Bir gece İstanbul’da çalıştığı lokalde işi bitmiş, evine dönmek üzeredir. Salona bir­ kaç polis girer, “Fehmi Ege kimdir?” der­ler. Fehmi Bey sessizce ve korkarak “Be­nim efendim” der. “Bizimle geleceksin” dediklerinde büsbütün heyecanlanır. Mo­tosiklete biner ve yola çıkarlar. Fehmi Ege hâlâ nereye gittiğinden habersiz ve şaşkın­dır. Tepebaşı’nda Pera Palas’a gelirler, içeri girerler, “Fehmi Ege siz misiniz?” diye kar­şılanır. “Buyrun efendim, Gazi hazretleri sizi emrettiler” derler.
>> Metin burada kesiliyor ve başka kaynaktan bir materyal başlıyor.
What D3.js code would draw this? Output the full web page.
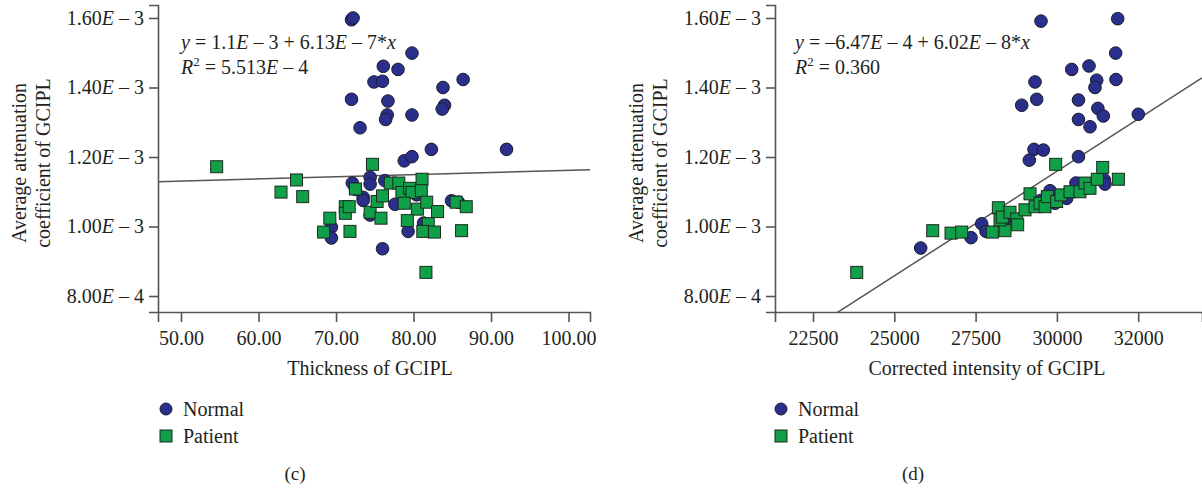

Balo salonunda Büyük Ata ile karşı kar­şıya gelir, orkestrada o anda “Mehtaplı Bir Gecede” tangosunu çalmaktadır. Atatürk sorar, “Bu tangoyu sen mi besteledin?” Çekinerek “Evet efendim” der. “Haydi öyleyse şimdi kemanınla çal, hep beraber söyleyelim” dediğinde Büyük Ata, o anda Fehmi Bey rahatlar, ama heyecanlıdır ve Ata ile ilk defa karşılaşmaktadır. Atatürk, bir elini Fehmi Ege’nin omuzu­na koyar “Mehtaplı bir gecede görüp sev­miştim onu” tangosunu onun kemanı eşliğinde söyler ve bütün salona söyletir. Rad­yodaki bir söyleşimizde, bir ses bandına an­latmıştı bu unutulmaz anıyı Fehmi Ege.

O günden sonra Atatürk Fehmi Ege’yi Ankara’ya o zamanki adı ile Riyaseti Cum­hur Senfoni Orkestrası’na aldırır, sonra ölümüne kadar Ata’nın huzurunda özel or­kestrası ile O’nun sevdiği müzikleri ve tan­goları seslendirir.